## SUPPLIED DATA
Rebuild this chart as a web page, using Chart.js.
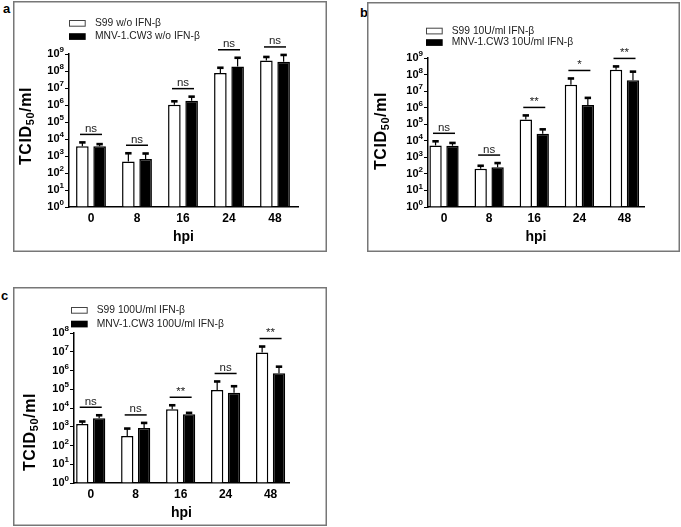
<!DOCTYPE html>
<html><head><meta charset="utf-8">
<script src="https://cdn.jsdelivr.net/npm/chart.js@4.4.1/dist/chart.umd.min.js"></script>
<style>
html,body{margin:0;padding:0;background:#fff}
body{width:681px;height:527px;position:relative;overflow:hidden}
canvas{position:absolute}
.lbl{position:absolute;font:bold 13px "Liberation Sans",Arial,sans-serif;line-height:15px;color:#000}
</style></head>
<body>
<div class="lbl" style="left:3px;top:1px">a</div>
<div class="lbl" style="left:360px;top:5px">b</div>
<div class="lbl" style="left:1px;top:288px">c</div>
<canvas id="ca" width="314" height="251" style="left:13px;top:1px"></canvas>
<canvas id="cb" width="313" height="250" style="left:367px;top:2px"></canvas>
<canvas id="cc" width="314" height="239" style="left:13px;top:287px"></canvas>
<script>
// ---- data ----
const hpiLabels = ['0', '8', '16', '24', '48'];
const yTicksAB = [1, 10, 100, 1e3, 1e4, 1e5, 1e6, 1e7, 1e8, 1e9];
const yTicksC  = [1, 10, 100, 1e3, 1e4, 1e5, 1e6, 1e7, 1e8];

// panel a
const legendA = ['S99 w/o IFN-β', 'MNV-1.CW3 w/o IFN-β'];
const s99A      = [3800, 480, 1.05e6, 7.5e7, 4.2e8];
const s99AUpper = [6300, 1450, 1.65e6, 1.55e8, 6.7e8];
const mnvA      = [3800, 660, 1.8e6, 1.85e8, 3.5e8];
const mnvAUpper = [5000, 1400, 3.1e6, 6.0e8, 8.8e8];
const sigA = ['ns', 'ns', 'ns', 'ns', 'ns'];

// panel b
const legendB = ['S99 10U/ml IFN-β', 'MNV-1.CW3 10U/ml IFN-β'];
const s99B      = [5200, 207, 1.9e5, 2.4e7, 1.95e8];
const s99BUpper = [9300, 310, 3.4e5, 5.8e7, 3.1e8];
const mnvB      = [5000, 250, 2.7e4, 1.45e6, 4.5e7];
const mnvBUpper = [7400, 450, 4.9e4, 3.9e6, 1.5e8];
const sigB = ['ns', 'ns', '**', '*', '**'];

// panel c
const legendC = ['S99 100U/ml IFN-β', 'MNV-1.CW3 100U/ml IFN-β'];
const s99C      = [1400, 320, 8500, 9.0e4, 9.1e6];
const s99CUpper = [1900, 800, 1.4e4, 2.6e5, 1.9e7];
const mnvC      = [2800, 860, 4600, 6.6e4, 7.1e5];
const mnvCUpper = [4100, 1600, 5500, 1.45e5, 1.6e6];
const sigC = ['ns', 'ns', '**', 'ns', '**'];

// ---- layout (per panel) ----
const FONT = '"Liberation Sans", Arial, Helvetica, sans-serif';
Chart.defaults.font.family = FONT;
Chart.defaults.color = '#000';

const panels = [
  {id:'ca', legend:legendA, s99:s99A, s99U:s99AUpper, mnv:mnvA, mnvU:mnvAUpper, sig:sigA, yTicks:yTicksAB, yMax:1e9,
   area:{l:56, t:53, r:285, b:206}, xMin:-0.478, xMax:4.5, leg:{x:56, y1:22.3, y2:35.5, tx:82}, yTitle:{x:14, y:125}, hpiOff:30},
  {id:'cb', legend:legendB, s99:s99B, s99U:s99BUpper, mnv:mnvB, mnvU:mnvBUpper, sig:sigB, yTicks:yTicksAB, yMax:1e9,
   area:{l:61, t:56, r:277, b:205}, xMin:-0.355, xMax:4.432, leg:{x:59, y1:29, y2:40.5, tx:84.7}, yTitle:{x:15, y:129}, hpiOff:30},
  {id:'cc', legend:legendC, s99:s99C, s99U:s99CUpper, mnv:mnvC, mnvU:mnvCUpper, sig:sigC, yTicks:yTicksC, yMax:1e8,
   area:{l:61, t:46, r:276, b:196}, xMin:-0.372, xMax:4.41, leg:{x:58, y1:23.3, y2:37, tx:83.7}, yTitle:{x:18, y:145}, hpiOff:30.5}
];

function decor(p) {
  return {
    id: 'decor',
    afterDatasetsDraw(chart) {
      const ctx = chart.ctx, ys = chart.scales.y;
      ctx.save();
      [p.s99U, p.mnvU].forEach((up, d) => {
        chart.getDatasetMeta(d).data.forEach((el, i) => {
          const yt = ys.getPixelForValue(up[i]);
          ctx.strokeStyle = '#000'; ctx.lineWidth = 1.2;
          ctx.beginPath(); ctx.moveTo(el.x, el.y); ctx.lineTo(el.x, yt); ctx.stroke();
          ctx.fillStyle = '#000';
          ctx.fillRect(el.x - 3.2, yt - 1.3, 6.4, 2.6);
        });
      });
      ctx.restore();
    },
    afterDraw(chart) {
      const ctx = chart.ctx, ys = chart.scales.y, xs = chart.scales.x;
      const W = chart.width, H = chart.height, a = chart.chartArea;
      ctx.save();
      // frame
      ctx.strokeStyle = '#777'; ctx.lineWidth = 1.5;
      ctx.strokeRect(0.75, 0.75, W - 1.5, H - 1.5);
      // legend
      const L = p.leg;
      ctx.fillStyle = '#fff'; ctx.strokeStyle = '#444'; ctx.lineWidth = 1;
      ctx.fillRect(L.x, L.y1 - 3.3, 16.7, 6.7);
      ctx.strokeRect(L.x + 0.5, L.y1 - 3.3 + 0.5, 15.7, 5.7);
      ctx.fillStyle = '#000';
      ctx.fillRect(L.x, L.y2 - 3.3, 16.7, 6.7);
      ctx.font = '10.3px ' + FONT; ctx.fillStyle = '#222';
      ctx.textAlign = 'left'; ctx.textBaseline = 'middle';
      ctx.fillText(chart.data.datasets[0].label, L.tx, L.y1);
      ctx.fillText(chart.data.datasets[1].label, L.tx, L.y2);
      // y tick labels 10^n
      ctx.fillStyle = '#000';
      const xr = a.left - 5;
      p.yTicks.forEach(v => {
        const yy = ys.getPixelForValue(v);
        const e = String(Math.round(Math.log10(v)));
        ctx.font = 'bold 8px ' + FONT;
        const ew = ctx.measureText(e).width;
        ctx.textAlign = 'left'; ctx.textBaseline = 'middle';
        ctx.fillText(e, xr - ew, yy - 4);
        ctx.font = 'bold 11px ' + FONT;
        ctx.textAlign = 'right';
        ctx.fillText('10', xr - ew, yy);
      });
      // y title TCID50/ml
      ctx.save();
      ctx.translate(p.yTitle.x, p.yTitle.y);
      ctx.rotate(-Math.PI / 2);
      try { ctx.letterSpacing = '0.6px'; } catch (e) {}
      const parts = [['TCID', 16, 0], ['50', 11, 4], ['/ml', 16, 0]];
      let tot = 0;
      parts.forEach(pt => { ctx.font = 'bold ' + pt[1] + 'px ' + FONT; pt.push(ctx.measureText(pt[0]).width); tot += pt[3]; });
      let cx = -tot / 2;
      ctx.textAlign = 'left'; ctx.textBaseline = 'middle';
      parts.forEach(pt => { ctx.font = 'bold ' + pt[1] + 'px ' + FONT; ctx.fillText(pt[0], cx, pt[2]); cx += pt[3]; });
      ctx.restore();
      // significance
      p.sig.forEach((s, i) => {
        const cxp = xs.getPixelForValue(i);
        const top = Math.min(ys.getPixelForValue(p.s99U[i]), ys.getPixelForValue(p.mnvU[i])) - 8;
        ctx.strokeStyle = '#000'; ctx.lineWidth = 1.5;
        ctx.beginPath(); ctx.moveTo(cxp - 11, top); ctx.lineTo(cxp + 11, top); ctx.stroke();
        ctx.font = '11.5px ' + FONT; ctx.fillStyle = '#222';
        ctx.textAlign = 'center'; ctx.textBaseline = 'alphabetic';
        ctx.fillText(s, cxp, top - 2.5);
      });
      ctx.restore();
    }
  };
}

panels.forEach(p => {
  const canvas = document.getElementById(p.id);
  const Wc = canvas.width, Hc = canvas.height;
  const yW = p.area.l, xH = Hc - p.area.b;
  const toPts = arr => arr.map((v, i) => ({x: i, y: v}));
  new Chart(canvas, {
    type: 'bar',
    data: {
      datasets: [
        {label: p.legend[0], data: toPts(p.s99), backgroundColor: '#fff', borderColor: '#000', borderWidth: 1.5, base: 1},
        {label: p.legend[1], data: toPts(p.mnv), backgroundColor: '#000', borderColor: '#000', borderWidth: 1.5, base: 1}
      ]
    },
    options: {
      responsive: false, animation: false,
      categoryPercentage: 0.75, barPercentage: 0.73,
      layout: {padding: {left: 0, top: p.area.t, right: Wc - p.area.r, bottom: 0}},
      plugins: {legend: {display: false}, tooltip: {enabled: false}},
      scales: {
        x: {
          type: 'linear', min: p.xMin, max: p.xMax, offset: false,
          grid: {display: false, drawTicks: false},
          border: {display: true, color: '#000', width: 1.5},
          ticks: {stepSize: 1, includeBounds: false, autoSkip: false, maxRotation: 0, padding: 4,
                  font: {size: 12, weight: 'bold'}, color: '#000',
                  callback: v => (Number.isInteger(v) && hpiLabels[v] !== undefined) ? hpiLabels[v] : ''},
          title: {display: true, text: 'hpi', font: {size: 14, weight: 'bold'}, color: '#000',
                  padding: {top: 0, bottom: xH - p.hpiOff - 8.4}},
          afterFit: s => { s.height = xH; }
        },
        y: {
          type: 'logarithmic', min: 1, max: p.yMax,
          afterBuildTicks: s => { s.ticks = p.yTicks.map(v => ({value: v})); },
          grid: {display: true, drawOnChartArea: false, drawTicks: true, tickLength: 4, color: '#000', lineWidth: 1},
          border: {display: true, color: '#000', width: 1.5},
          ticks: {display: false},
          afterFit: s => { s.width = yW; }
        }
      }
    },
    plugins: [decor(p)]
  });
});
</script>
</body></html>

## WRITTEN TASK
Please repeat exactly the data above from its first line to the line that contains "const sigA = ['ns', 'ns', 'ns', 'ns', 'ns'];", inclusive, and leave every picture out.

## TASK SOLUTION
Rebuild this chart as a web page, using Chart.js.
<!DOCTYPE html>
<html><head><meta charset="utf-8">
<script src="https://cdn.jsdelivr.net/npm/chart.js@4.4.1/dist/chart.umd.min.js"></script>
<style>
html,body{margin:0;padding:0;background:#fff}
body{width:681px;height:527px;position:relative;overflow:hidden}
canvas{position:absolute}
.lbl{position:absolute;font:bold 13px "Liberation Sans",Arial,sans-serif;line-height:15px;color:#000}
</style></head>
<body>
<div class="lbl" style="left:3px;top:1px">a</div>
<div class="lbl" style="left:360px;top:5px">b</div>
<div class="lbl" style="left:1px;top:288px">c</div>
<canvas id="ca" width="314" height="251" style="left:13px;top:1px"></canvas>
<canvas id="cb" width="313" height="250" style="left:367px;top:2px"></canvas>
<canvas id="cc" width="314" height="239" style="left:13px;top:287px"></canvas>
<script>
// ---- data ----
const hpiLabels = ['0', '8', '16', '24', '48'];
const yTicksAB = [1, 10, 100, 1e3, 1e4, 1e5, 1e6, 1e7, 1e8, 1e9];
const yTicksC  = [1, 10, 100, 1e3, 1e4, 1e5, 1e6, 1e7, 1e8];

// panel a
const legendA = ['S99 w/o IFN-β', 'MNV-1.CW3 w/o IFN-β'];
const s99A      = [3800, 480, 1.05e6, 7.5e7, 4.2e8];
const s99AUpper = [6300, 1450, 1.65e6, 1.55e8, 6.7e8];
const mnvA      = [3800, 660, 1.8e6, 1.85e8, 3.5e8];
const mnvAUpper = [5000, 1400, 3.1e6, 6.0e8, 8.8e8];
const sigA = ['ns', 'ns', 'ns', 'ns', 'ns'];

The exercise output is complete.